■ **Exercise**:
Leaving out every picture, quote the data below exactly as it appears.

■ **Provided material**:
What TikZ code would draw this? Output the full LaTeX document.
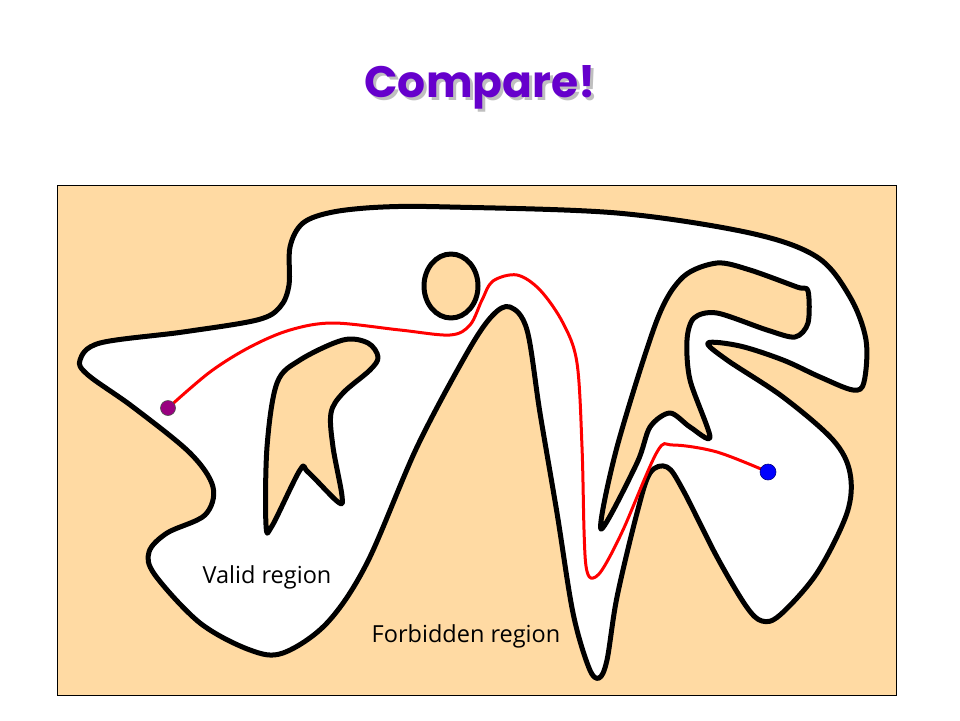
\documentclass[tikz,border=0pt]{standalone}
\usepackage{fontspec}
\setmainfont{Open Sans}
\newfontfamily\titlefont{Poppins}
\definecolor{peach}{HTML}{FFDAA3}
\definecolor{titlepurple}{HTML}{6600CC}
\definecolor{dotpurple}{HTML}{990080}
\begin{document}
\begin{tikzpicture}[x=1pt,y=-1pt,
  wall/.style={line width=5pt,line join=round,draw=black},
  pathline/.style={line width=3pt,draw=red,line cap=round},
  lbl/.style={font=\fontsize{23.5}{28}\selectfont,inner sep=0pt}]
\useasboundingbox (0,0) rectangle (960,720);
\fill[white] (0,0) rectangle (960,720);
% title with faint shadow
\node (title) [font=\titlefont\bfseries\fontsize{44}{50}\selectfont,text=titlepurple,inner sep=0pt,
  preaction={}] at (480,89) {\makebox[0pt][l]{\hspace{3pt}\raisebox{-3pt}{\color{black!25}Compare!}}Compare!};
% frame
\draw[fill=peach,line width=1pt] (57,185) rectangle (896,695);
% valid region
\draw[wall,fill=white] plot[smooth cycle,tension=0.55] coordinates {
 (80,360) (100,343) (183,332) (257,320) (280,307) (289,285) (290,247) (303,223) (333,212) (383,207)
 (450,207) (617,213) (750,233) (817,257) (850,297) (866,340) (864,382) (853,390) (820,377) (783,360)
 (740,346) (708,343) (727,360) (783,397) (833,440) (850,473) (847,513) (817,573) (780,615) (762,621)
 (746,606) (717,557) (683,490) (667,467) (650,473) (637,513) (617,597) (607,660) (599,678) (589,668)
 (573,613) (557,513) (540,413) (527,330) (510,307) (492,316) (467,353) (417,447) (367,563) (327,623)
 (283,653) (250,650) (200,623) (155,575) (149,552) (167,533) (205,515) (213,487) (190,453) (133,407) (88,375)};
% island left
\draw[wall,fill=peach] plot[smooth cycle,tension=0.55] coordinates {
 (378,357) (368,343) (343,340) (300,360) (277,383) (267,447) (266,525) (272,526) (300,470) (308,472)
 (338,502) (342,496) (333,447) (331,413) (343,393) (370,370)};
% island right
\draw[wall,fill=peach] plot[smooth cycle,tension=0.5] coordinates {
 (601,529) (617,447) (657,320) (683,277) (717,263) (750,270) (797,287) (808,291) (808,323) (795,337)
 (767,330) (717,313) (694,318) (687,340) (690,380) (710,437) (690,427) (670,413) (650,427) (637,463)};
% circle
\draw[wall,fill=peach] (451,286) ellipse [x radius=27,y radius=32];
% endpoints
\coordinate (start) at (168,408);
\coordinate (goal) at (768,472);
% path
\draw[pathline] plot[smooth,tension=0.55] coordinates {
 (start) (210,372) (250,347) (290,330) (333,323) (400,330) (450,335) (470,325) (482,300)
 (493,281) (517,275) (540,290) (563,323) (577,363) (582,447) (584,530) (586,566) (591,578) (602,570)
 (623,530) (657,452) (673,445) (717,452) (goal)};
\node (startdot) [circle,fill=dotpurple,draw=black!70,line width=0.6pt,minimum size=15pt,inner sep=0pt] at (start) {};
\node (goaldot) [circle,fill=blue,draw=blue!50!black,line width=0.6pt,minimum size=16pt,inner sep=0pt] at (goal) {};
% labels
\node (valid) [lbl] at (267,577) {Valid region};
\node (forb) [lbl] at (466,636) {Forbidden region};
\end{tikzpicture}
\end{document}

■ **Answer for this exercise**:
What TikZ code would draw this? Output the full LaTeX document.
\documentclass[tikz,border=0pt]{standalone}
\usepackage{fontspec}
\setmainfont{Open Sans}
\newfontfamily\titlefont{Poppins}
\definecolor{peach}{HTML}{FFDAA3}
\definecolor{titlepurple}{HTML}{6600CC}
\definecolor{dotpurple}{HTML}{990080}
\begin{document}
\begin{tikzpicture}[x=1pt,y=-1pt,
  wall/.style={line width=5pt,line join=round,draw=black},
  pathline/.style={line width=3pt,draw=red,line cap=round},
  lbl/.style={font=\fontsize{23.5}{28}\selectfont,inner sep=0pt}]
\useasboundingbox (0,0) rectangle (960,720);
\fill[white] (0,0) rectangle (960,720);
% title with faint shadow
\node (title) [font=\titlefont\bfseries\fontsize{44}{50}\selectfont,text=titlepurple,inner sep=0pt,
  preaction={}] at (480,89) {\makebox[0pt][l]{\hspace{3pt}\raisebox{-3pt}{\color{black!25}Compare!}}Compare!};
% frame
\draw[fill=peach,line width=1pt] (57,185) rectangle (896,695);
% valid region
\draw[wall,fill=white] plot[smooth cycle,tension=0.55] coordinates {
 (80,360) (100,343) (183,332) (257,320) (280,307) (289,285) (290,247) (303,223) (333,212) (383,207)
 (450,207) (617,213) (750,233) (817,257) (850,297) (866,340) (864,382) (853,390) (820,377) (783,360)
 (740,346) (708,343) (727,360) (783,397) (833,440) (850,473) (847,513) (817,573) (780,615) (762,621)
 (746,606) (717,557) (683,490) (667,467) (650,473) (637,513) (617,597) (607,660) (599,678) (589,668)
 (573,613) (557,513) (540,413) (527,330) (510,307) (492,316) (467,353) (417,447) (367,563) (327,623)
 (283,653) (250,650) (200,623) (155,575) (149,552) (167,533) (205,515) (213,487) (190,453) (133,407) (88,375)};
% island left
\draw[wall,fill=peach] plot[smooth cycle,tension=0.55] coordinates {
 (378,357) (368,343) (343,340) (300,360) (277,383) (267,447) (266,525) (272,526) (300,470) (308,472)
 (338,502) (342,496) (333,447) (331,413) (343,393) (370,370)};
% island right
\draw[wall,fill=peach] plot[smooth cycle,tension=0.5] coordinates {
 (601,529) (617,447) (657,320) (683,277) (717,263) (750,270) (797,287) (808,291) (808,323) (795,337)
 (767,330) (717,313) (694,318) (687,340) (690,380) (710,437) (690,427) (670,413) (650,427) (637,463)};
% circle
\draw[wall,fill=peach] (451,286) ellipse [x radius=27,y radius=32];
% endpoints
\coordinate (start) at (168,408);
\coordinate (goal) at (768,472);
% path
\draw[pathline] plot[smooth,tension=0.55] coordinates {
 (start) (210,372) (250,347) (290,330) (333,323) (400,330) (450,335) (470,325) (482,300)
 (493,281) (517,275) (540,290) (563,323) (577,363) (582,447) (584,530) (586,566) (591,578) (602,570)
 (623,530) (657,452) (673,445) (717,452) (goal)};
\node (startdot) [circle,fill=dotpurple,draw=black!70,line width=0.6pt,minimum size=15pt,inner sep=0pt] at (start) {};
\node (goaldot) [circle,fill=blue,draw=blue!50!black,line width=0.6pt,minimum size=16pt,inner sep=0pt] at (goal) {};
% labels
\node (valid) [lbl] at (267,577) {Valid region};
\node (forb) [lbl] at (466,636) {Forbidden region};
\end{tikzpicture}
\end{document}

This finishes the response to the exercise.